Provided records
- - - - - - -
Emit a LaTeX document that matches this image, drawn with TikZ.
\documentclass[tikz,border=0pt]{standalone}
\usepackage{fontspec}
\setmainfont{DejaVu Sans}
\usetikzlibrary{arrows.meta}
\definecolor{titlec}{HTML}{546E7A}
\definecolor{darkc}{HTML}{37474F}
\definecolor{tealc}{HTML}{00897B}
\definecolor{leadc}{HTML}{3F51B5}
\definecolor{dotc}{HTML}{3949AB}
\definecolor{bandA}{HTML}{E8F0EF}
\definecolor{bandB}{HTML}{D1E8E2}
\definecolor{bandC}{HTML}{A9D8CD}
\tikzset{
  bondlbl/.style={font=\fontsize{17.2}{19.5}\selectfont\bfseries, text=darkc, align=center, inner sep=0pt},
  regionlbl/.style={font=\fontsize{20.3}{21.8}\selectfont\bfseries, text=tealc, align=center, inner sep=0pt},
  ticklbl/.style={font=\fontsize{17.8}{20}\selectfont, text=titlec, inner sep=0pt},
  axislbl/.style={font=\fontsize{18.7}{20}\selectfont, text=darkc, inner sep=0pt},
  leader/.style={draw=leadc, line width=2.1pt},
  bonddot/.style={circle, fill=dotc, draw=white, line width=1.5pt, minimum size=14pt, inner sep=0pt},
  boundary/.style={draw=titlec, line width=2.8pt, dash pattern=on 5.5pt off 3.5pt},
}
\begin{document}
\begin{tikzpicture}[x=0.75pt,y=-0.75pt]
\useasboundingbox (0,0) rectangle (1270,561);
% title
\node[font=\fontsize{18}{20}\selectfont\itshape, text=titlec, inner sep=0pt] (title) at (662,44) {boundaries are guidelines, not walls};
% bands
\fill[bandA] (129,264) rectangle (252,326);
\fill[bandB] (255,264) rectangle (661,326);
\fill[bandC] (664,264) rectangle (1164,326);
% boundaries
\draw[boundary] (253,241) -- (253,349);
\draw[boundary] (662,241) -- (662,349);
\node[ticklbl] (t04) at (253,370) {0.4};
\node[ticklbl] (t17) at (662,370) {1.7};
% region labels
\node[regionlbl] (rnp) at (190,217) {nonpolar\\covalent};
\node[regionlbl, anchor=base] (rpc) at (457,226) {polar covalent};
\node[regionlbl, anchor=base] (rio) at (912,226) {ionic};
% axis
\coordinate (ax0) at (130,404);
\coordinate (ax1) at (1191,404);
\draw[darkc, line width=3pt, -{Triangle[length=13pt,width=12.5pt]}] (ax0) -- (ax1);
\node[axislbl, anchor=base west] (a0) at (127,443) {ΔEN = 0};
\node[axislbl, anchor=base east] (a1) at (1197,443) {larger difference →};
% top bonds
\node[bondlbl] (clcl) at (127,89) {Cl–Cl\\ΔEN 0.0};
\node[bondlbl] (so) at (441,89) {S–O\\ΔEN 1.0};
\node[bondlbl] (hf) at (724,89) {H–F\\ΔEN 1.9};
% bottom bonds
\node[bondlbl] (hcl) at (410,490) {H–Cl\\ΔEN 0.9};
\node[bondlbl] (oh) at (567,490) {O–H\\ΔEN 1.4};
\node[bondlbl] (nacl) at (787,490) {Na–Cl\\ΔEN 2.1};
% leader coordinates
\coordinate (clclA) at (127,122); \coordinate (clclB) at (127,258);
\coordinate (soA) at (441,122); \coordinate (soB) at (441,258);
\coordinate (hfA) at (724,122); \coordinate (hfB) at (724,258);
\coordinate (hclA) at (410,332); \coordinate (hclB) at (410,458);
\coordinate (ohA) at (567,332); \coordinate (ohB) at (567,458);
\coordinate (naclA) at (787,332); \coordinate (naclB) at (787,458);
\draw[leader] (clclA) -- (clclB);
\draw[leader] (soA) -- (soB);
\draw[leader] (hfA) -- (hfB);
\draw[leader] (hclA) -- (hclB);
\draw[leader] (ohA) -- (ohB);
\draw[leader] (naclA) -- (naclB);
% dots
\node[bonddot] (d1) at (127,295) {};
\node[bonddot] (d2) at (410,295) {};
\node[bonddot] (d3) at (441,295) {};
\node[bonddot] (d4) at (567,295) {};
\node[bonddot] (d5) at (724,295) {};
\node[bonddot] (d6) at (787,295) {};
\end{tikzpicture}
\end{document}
- - - - - - -
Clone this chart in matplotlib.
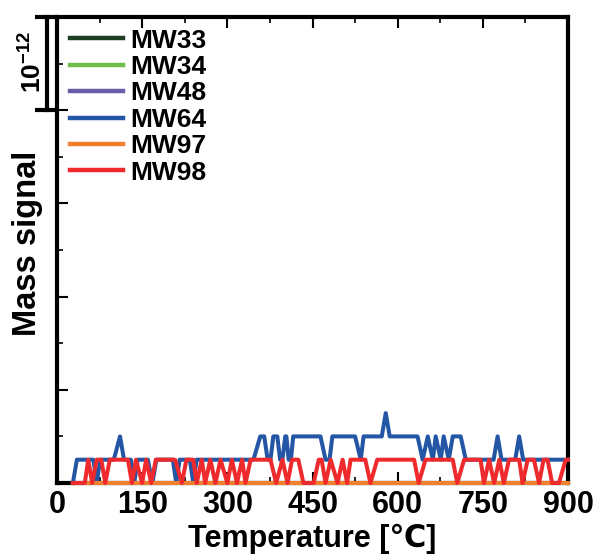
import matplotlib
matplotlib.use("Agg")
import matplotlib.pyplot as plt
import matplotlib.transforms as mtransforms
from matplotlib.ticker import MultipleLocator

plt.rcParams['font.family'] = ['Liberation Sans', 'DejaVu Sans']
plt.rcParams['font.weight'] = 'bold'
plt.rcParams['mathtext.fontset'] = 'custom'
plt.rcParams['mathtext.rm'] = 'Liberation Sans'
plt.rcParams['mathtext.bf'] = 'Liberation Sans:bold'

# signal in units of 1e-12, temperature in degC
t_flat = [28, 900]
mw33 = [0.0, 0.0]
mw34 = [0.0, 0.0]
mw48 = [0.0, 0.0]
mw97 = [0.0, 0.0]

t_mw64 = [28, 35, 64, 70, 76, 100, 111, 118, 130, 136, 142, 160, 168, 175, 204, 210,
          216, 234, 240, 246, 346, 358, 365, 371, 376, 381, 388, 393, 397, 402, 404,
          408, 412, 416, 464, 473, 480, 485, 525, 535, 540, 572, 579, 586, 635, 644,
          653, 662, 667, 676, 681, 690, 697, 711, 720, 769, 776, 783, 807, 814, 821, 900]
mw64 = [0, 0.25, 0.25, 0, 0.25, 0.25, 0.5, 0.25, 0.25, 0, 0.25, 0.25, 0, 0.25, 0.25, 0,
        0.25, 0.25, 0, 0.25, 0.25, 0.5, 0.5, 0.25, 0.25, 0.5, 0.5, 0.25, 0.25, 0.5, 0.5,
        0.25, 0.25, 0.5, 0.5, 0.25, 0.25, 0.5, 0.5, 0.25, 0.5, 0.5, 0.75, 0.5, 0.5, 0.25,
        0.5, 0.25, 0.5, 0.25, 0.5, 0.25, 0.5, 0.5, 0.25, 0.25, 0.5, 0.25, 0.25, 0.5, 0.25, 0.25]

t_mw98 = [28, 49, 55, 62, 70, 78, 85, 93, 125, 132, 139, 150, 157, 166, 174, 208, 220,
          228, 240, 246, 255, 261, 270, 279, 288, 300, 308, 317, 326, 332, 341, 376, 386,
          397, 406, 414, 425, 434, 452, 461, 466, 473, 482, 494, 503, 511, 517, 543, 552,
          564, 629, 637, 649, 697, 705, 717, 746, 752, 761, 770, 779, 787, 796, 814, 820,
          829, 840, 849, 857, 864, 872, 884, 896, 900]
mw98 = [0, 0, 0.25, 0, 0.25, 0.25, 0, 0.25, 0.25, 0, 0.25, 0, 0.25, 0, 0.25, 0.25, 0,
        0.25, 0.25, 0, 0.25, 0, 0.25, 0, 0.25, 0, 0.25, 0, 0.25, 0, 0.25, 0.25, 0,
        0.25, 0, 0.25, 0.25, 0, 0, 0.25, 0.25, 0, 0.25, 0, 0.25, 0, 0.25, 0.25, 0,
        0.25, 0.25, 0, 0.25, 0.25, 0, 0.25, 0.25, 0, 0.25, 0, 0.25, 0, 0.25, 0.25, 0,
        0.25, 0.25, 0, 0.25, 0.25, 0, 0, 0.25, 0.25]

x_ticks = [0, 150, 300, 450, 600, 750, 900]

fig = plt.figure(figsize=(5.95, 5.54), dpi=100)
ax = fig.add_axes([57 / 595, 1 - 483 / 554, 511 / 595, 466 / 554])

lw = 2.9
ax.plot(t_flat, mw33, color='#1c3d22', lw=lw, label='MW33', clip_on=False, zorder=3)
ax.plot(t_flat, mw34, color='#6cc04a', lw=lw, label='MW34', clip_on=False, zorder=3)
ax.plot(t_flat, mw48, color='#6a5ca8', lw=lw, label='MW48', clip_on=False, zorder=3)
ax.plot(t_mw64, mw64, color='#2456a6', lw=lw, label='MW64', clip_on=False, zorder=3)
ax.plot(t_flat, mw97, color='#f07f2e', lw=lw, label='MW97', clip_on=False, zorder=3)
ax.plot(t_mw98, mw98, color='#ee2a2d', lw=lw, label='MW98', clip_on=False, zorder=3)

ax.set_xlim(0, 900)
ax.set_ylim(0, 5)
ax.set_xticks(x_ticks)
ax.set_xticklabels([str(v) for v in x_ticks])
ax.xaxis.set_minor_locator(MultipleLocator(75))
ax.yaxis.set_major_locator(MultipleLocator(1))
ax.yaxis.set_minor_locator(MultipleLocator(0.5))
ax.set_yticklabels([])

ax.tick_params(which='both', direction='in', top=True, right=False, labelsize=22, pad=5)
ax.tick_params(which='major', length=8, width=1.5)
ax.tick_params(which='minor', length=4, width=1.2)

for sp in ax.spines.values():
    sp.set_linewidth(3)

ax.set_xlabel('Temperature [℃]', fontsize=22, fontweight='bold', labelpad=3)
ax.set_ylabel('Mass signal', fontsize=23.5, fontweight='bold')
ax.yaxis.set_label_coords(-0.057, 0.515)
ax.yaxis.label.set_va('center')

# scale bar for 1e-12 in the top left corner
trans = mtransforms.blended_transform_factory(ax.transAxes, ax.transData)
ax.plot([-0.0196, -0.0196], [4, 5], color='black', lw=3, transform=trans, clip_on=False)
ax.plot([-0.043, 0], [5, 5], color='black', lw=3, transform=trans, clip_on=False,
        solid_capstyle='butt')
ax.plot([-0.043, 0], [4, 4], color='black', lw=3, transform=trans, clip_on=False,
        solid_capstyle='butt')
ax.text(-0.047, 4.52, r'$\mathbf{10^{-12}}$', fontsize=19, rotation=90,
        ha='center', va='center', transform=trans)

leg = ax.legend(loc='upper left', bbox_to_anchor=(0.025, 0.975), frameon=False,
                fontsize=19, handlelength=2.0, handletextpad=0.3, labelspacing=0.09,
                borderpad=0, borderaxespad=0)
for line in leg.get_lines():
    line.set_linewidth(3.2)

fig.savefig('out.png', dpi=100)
- - - - - - -
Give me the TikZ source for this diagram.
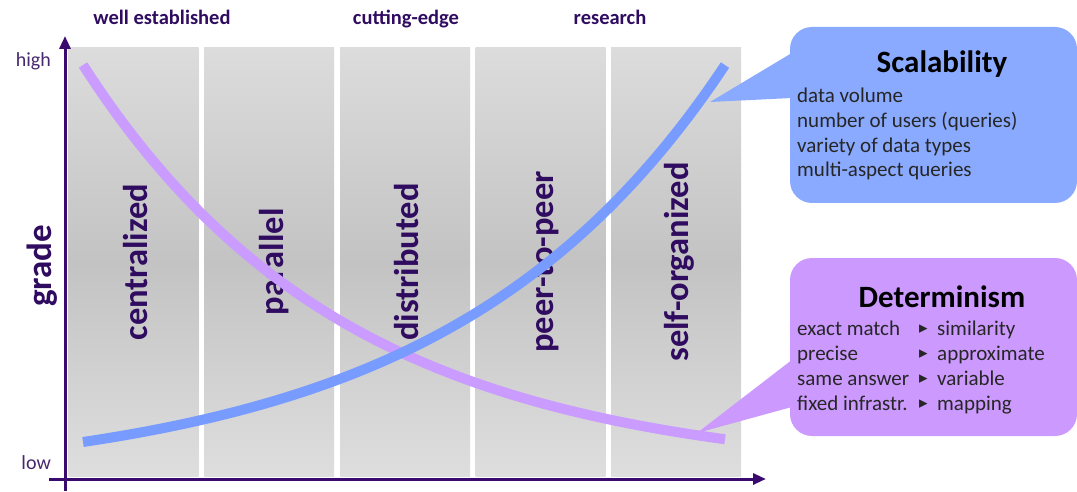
- - - - - - -
Task goal
From the listing above, restate verbatim the lines running from the one with "Clone this chart in matplotlib." through the one with "x_ticks = [0, 150, 300, 450, 600, 750, 900]", inclusive, but not the pictures.

Response
Clone this chart in matplotlib.
import matplotlib
matplotlib.use("Agg")
import matplotlib.pyplot as plt
import matplotlib.transforms as mtransforms
from matplotlib.ticker import MultipleLocator

plt.rcParams['font.family'] = ['Liberation Sans', 'DejaVu Sans']
plt.rcParams['font.weight'] = 'bold'
plt.rcParams['mathtext.fontset'] = 'custom'
plt.rcParams['mathtext.rm'] = 'Liberation Sans'
plt.rcParams['mathtext.bf'] = 'Liberation Sans:bold'

# signal in units of 1e-12, temperature in degC
t_flat = [28, 900]
mw33 = [0.0, 0.0]
mw34 = [0.0, 0.0]
mw48 = [0.0, 0.0]
mw97 = [0.0, 0.0]

t_mw64 = [28, 35, 64, 70, 76, 100, 111, 118, 130, 136, 142, 160, 168, 175, 204, 210,
          216, 234, 240, 246, 346, 358, 365, 371, 376, 381, 388, 393, 397, 402, 404,
          408, 412, 416, 464, 473, 480, 485, 525, 535, 540, 572, 579, 586, 635, 644,
          653, 662, 667, 676, 681, 690, 697, 711, 720, 769, 776, 783, 807, 814, 821, 900]
mw64 = [0, 0.25, 0.25, 0, 0.25, 0.25, 0.5, 0.25, 0.25, 0, 0.25, 0.25, 0, 0.25, 0.25, 0,
        0.25, 0.25, 0, 0.25, 0.25, 0.5, 0.5, 0.25, 0.25, 0.5, 0.5, 0.25, 0.25, 0.5, 0.5,
        0.25, 0.25, 0.5, 0.5, 0.25, 0.25, 0.5, 0.5, 0.25, 0.5, 0.5, 0.75, 0.5, 0.5, 0.25,
        0.5, 0.25, 0.5, 0.25, 0.5, 0.25, 0.5, 0.5, 0.25, 0.25, 0.5, 0.25, 0.25, 0.5, 0.25, 0.25]

t_mw98 = [28, 49, 55, 62, 70, 78, 85, 93, 125, 132, 139, 150, 157, 166, 174, 208, 220,
          228, 240, 246, 255, 261, 270, 279, 288, 300, 308, 317, 326, 332, 341, 376, 386,
          397, 406, 414, 425, 434, 452, 461, 466, 473, 482, 494, 503, 511, 517, 543, 552,
          564, 629, 637, 649, 697, 705, 717, 746, 752, 761, 770, 779, 787, 796, 814, 820,
          829, 840, 849, 857, 864, 872, 884, 896, 900]
mw98 = [0, 0, 0.25, 0, 0.25, 0.25, 0, 0.25, 0.25, 0, 0.25, 0, 0.25, 0, 0.25, 0.25, 0,
        0.25, 0.25, 0, 0.25, 0, 0.25, 0, 0.25, 0, 0.25, 0, 0.25, 0, 0.25, 0.25, 0,
        0.25, 0, 0.25, 0.25, 0, 0, 0.25, 0.25, 0, 0.25, 0, 0.25, 0, 0.25, 0.25, 0,
        0.25, 0.25, 0, 0.25, 0.25, 0, 0.25, 0.25, 0, 0.25, 0, 0.25, 0, 0.25, 0.25, 0,
        0.25, 0.25, 0, 0.25, 0.25, 0, 0, 0.25, 0.25]

x_ticks = [0, 150, 300, 450, 600, 750, 900]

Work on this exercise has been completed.